Exercise =
Filter these entries, keeping only lines that hold the word "this".

** start of Exercise material **

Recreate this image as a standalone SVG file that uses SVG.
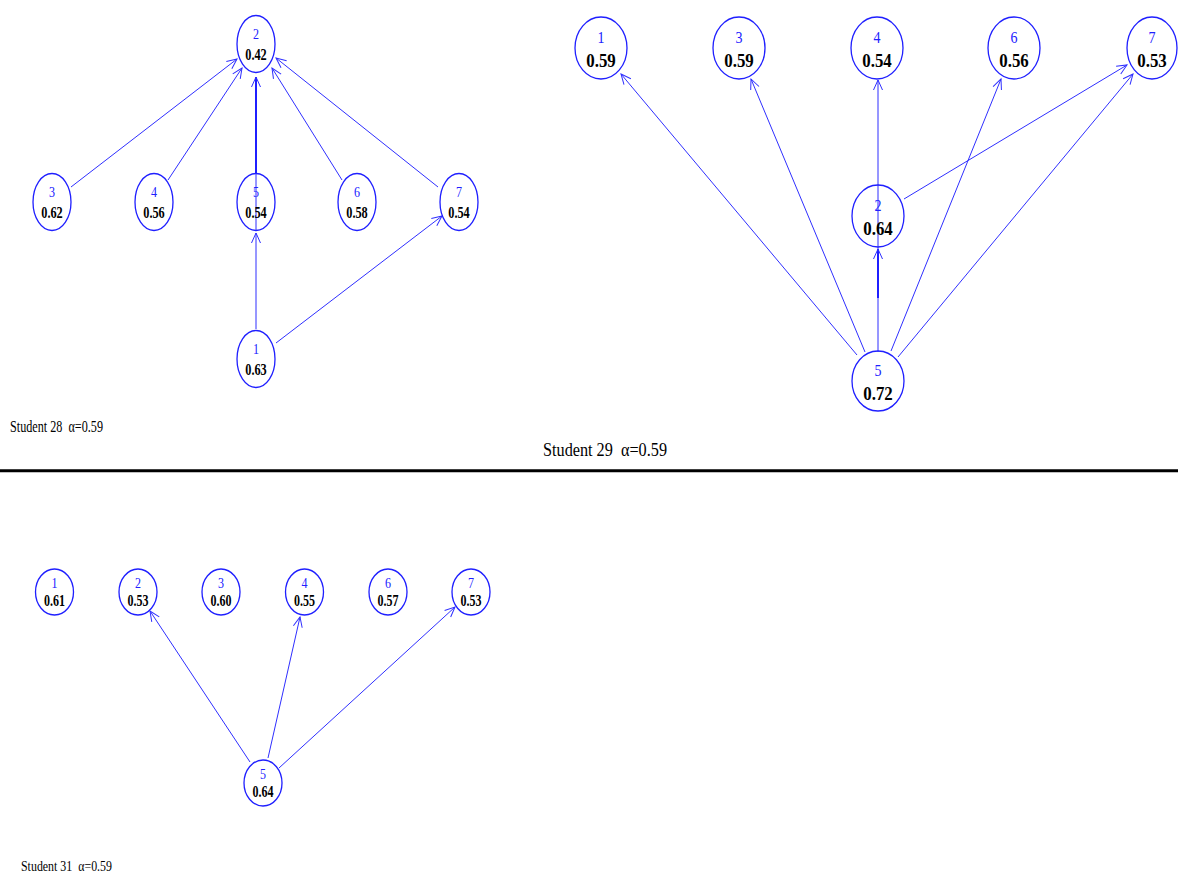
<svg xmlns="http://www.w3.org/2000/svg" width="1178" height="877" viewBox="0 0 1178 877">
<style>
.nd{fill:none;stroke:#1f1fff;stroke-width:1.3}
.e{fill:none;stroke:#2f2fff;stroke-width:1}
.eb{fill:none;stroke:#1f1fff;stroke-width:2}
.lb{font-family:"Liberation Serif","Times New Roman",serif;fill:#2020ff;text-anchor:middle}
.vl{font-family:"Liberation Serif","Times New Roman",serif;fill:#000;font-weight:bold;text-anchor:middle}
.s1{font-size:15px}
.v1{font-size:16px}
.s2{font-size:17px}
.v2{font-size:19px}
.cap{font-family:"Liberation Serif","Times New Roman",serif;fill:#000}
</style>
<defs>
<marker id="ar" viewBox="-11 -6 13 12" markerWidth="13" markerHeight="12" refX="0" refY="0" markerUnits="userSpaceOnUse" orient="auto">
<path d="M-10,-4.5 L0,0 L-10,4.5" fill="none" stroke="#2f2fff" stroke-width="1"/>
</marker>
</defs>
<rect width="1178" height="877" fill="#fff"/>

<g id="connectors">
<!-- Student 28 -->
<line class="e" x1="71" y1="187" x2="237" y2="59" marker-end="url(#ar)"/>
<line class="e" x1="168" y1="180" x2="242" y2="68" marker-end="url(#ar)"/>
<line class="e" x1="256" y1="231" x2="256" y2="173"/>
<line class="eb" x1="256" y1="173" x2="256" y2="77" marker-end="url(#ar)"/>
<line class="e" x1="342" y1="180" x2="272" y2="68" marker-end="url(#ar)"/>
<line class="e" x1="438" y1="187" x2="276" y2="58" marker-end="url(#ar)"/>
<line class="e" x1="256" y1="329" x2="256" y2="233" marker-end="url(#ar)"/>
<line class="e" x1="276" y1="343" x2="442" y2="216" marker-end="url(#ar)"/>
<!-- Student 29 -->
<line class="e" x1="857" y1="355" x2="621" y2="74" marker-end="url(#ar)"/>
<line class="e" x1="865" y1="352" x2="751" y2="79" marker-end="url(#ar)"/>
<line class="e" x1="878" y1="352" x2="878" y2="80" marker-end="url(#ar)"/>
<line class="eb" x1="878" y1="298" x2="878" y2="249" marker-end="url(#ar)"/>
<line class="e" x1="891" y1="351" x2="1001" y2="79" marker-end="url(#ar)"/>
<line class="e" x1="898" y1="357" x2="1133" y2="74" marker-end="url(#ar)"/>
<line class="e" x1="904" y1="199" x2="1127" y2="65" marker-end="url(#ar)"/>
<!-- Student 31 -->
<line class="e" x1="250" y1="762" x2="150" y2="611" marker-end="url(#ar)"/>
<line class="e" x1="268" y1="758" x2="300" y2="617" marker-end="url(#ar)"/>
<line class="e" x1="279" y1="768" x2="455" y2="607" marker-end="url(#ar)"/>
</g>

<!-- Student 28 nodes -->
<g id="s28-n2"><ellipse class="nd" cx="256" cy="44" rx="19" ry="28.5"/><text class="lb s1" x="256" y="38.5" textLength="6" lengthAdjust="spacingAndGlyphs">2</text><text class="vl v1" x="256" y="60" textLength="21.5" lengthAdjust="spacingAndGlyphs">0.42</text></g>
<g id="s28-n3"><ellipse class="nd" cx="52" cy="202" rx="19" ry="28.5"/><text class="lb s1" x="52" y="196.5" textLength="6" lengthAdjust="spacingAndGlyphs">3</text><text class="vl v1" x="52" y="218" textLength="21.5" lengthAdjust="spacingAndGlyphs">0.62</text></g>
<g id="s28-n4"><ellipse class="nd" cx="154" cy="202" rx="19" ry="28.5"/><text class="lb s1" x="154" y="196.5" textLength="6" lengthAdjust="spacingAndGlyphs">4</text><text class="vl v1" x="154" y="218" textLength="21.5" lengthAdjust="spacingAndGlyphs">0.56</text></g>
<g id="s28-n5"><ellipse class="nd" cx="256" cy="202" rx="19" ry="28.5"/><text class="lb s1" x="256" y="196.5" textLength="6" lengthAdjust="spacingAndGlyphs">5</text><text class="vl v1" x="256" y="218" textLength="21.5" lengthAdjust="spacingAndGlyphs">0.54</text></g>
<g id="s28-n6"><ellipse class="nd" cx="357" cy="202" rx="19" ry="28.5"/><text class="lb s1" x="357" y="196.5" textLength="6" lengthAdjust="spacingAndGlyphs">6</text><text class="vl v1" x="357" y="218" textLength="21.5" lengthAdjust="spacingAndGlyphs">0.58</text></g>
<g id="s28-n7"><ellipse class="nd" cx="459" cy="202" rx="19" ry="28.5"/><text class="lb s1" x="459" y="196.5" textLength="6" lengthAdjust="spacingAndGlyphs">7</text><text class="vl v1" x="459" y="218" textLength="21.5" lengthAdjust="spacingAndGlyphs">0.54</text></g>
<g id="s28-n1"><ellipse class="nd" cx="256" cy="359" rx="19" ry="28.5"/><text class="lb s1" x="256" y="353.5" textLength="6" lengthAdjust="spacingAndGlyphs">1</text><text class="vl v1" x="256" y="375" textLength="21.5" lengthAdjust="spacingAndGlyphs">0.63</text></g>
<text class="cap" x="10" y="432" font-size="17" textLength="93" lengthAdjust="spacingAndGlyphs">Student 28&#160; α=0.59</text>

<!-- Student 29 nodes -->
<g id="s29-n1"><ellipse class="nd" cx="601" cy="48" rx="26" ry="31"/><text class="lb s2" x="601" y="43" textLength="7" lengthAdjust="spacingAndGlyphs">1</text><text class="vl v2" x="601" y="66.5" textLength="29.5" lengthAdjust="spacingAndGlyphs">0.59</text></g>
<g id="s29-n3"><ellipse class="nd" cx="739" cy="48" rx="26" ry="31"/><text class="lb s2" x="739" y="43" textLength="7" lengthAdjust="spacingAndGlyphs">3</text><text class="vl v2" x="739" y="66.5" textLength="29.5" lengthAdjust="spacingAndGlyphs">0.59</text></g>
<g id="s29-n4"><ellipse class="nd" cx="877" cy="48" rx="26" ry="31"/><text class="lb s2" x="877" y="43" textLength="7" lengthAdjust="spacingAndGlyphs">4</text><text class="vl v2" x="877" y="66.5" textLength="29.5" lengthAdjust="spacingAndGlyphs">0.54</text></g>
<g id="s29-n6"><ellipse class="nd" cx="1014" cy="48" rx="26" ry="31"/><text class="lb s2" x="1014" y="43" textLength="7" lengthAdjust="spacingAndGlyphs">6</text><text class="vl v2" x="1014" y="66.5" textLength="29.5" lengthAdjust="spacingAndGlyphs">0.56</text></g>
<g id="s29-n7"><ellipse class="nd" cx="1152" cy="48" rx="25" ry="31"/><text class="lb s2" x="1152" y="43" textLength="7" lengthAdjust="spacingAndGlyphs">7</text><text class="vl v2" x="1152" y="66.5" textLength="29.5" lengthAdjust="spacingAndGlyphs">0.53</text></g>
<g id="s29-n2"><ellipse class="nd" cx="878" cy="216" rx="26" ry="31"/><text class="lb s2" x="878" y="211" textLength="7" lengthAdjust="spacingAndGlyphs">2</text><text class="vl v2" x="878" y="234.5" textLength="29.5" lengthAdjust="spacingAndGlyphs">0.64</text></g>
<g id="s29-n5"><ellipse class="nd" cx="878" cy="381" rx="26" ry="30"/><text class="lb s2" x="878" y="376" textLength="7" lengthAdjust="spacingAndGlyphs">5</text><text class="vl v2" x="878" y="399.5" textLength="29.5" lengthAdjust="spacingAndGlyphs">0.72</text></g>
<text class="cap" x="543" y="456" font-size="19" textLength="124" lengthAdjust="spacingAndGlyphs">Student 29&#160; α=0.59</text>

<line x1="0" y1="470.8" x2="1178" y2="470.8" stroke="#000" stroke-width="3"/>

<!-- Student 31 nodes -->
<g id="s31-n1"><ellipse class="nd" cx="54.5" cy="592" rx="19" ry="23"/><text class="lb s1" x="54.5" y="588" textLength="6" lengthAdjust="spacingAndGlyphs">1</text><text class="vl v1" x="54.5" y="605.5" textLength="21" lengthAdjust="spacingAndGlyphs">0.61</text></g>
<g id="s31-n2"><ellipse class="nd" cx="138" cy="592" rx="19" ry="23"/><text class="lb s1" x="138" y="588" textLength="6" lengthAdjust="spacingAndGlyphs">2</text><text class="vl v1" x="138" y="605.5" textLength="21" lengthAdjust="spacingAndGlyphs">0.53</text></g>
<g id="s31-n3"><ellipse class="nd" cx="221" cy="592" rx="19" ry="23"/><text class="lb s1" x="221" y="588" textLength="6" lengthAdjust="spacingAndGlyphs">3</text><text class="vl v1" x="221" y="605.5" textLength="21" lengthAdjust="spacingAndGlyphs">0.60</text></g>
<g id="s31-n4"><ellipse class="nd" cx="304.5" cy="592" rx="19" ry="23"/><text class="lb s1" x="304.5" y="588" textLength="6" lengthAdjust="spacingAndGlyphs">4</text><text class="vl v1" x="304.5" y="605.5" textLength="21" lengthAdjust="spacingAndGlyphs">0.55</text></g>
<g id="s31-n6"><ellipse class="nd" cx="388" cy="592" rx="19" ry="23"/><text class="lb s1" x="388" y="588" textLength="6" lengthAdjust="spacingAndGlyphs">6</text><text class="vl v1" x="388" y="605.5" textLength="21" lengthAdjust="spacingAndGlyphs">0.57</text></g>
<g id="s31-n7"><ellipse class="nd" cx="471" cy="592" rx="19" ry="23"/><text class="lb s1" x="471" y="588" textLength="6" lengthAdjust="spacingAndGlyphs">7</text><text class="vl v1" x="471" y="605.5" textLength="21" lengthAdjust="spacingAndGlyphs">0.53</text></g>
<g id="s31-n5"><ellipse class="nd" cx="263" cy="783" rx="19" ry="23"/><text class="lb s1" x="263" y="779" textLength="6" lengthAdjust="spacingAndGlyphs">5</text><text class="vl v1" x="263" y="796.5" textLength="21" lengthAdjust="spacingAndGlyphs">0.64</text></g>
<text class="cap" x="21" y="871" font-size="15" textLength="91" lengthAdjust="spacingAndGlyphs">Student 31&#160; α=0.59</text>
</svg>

** end of Exercise material **
** start of Exercise material **

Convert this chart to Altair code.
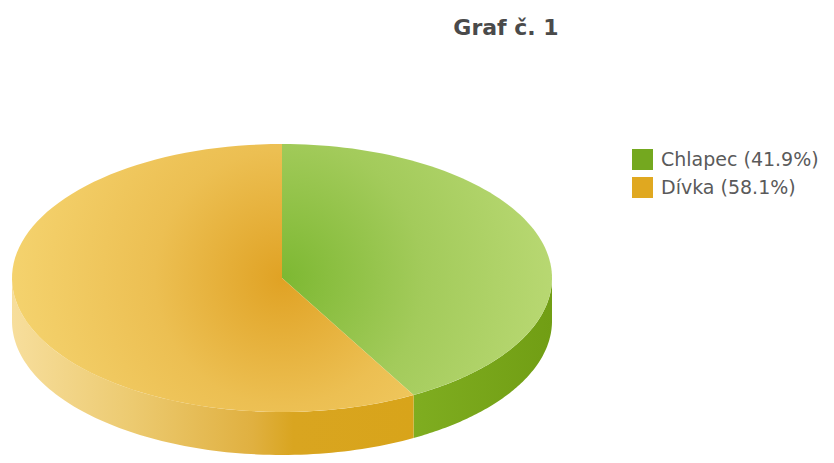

** end of Exercise material **

Response to the exercise =
Recreate this image as a standalone SVG file that uses SVG.
Convert this chart to Altair code.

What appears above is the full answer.